WORK REQUIRED: Would you write out the listing verbatim and skip every picture in it?

━━━━━━━━━━━━━━━━━━━━━━━━━━━━━━

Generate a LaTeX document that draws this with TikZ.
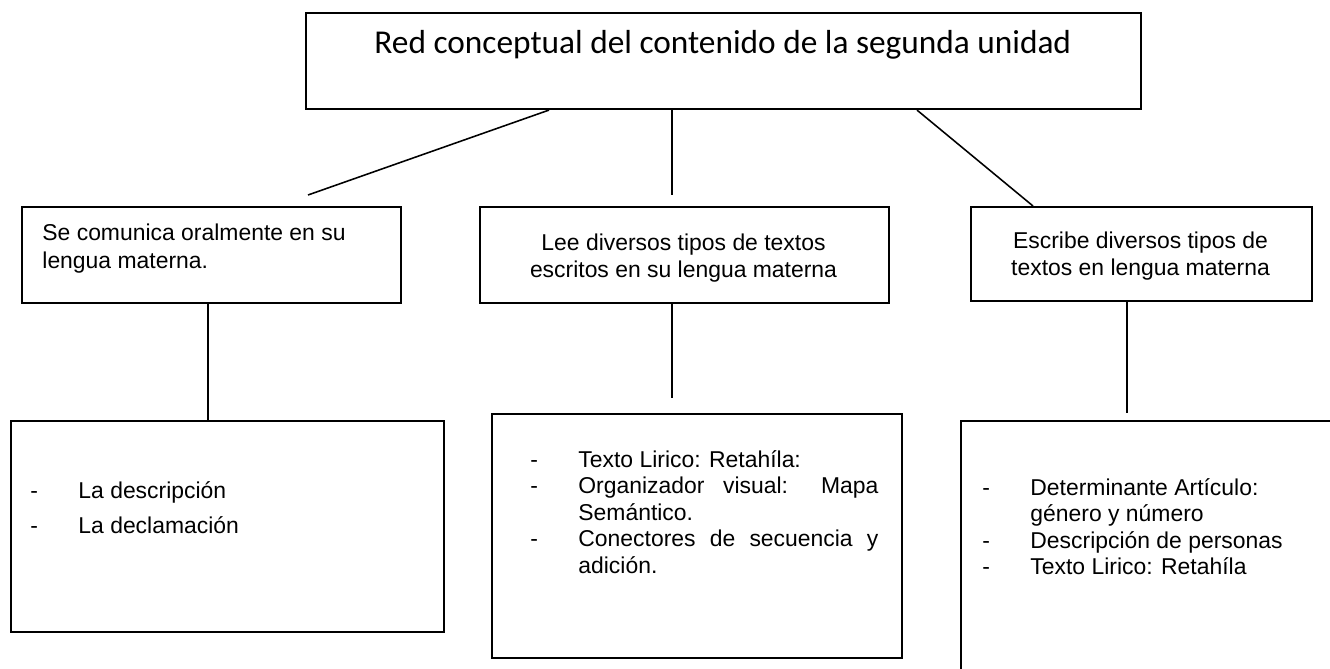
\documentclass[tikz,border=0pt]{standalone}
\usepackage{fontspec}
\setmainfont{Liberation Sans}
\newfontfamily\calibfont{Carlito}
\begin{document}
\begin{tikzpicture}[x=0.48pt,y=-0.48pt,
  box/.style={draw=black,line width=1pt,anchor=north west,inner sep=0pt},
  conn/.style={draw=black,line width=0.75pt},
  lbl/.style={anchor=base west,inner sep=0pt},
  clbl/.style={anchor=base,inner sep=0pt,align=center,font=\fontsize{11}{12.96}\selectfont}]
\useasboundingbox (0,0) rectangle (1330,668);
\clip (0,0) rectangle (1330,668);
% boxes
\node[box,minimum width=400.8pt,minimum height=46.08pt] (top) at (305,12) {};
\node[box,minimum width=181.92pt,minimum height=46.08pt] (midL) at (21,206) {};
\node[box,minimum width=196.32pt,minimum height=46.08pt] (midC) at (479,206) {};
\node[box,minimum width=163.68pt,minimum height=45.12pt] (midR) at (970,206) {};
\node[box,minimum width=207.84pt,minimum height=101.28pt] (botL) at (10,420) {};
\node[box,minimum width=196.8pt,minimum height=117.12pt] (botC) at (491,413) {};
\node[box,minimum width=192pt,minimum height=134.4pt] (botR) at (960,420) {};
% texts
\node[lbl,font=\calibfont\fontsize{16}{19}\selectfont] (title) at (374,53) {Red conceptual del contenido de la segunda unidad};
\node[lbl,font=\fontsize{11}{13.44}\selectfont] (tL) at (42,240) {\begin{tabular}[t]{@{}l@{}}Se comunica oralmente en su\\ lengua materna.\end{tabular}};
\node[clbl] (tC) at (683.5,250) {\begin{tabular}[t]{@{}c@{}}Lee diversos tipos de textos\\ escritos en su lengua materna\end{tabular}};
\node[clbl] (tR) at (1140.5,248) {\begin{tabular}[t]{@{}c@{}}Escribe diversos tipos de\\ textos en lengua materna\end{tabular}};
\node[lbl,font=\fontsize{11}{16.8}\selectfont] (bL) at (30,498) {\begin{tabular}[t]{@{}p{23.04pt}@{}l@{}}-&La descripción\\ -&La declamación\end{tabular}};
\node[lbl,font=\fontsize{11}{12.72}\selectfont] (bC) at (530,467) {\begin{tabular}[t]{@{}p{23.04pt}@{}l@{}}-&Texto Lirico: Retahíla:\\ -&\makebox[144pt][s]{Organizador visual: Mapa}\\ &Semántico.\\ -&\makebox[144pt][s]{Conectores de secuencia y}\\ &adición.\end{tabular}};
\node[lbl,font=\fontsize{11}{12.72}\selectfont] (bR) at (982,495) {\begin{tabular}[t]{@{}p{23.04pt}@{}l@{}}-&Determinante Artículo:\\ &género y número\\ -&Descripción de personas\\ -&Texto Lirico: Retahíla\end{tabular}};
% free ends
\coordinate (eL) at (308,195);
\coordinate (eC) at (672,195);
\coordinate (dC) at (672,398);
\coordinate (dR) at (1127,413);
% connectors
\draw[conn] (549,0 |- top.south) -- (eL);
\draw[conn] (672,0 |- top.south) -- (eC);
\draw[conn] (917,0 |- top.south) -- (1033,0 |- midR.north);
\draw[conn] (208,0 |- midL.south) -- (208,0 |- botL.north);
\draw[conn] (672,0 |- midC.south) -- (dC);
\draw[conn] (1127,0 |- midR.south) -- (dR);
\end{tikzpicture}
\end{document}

━━━━━━━━━━━━━━━━━━━━━━━━━━━━━━

TASK ANSWER:
Generate a LaTeX document that draws this with TikZ.
\documentclass[tikz,border=0pt]{standalone}
\usepackage{fontspec}
\setmainfont{Liberation Sans}
\newfontfamily\calibfont{Carlito}
\begin{document}
\begin{tikzpicture}[x=0.48pt,y=-0.48pt,
  box/.style={draw=black,line width=1pt,anchor=north west,inner sep=0pt},
  conn/.style={draw=black,line width=0.75pt},
  lbl/.style={anchor=base west,inner sep=0pt},
  clbl/.style={anchor=base,inner sep=0pt,align=center,font=\fontsize{11}{12.96}\selectfont}]
\useasboundingbox (0,0) rectangle (1330,668);
\clip (0,0) rectangle (1330,668);
% boxes
\node[box,minimum width=400.8pt,minimum height=46.08pt] (top) at (305,12) {};
\node[box,minimum width=181.92pt,minimum height=46.08pt] (midL) at (21,206) {};
\node[box,minimum width=196.32pt,minimum height=46.08pt] (midC) at (479,206) {};
\node[box,minimum width=163.68pt,minimum height=45.12pt] (midR) at (970,206) {};
\node[box,minimum width=207.84pt,minimum height=101.28pt] (botL) at (10,420) {};
\node[box,minimum width=196.8pt,minimum height=117.12pt] (botC) at (491,413) {};
\node[box,minimum width=192pt,minimum height=134.4pt] (botR) at (960,420) {};
% texts
\node[lbl,font=\calibfont\fontsize{16}{19}\selectfont] (title) at (374,53) {Red conceptual del contenido de la segunda unidad};
\node[lbl,font=\fontsize{11}{13.44}\selectfont] (tL) at (42,240) {\begin{tabular}[t]{@{}l@{}}Se comunica oralmente en su\\ lengua materna.\end{tabular}};
\node[clbl] (tC) at (683.5,250) {\begin{tabular}[t]{@{}c@{}}Lee diversos tipos de textos\\ escritos en su lengua materna\end{tabular}};
\node[clbl] (tR) at (1140.5,248) {\begin{tabular}[t]{@{}c@{}}Escribe diversos tipos de\\ textos en lengua materna\end{tabular}};
\node[lbl,font=\fontsize{11}{16.8}\selectfont] (bL) at (30,498) {\begin{tabular}[t]{@{}p{23.04pt}@{}l@{}}-&La descripción\\ -&La declamación\end{tabular}};
\node[lbl,font=\fontsize{11}{12.72}\selectfont] (bC) at (530,467) {\begin{tabular}[t]{@{}p{23.04pt}@{}l@{}}-&Texto Lirico: Retahíla:\\ -&\makebox[144pt][s]{Organizador visual: Mapa}\\ &Semántico.\\ -&\makebox[144pt][s]{Conectores de secuencia y}\\ &adición.\end{tabular}};
\node[lbl,font=\fontsize{11}{12.72}\selectfont] (bR) at (982,495) {\begin{tabular}[t]{@{}p{23.04pt}@{}l@{}}-&Determinante Artículo:\\ &género y número\\ -&Descripción de personas\\ -&Texto Lirico: Retahíla\end{tabular}};
% free ends
\coordinate (eL) at (308,195);
\coordinate (eC) at (672,195);
\coordinate (dC) at (672,398);
\coordinate (dR) at (1127,413);
% connectors
\draw[conn] (549,0 |- top.south) -- (eL);
\draw[conn] (672,0 |- top.south) -- (eC);
\draw[conn] (917,0 |- top.south) -- (1033,0 |- midR.north);
\draw[conn] (208,0 |- midL.south) -- (208,0 |- botL.north);
\draw[conn] (672,0 |- midC.south) -- (dC);
\draw[conn] (1127,0 |- midR.south) -- (dR);
\end{tikzpicture}
\end{document}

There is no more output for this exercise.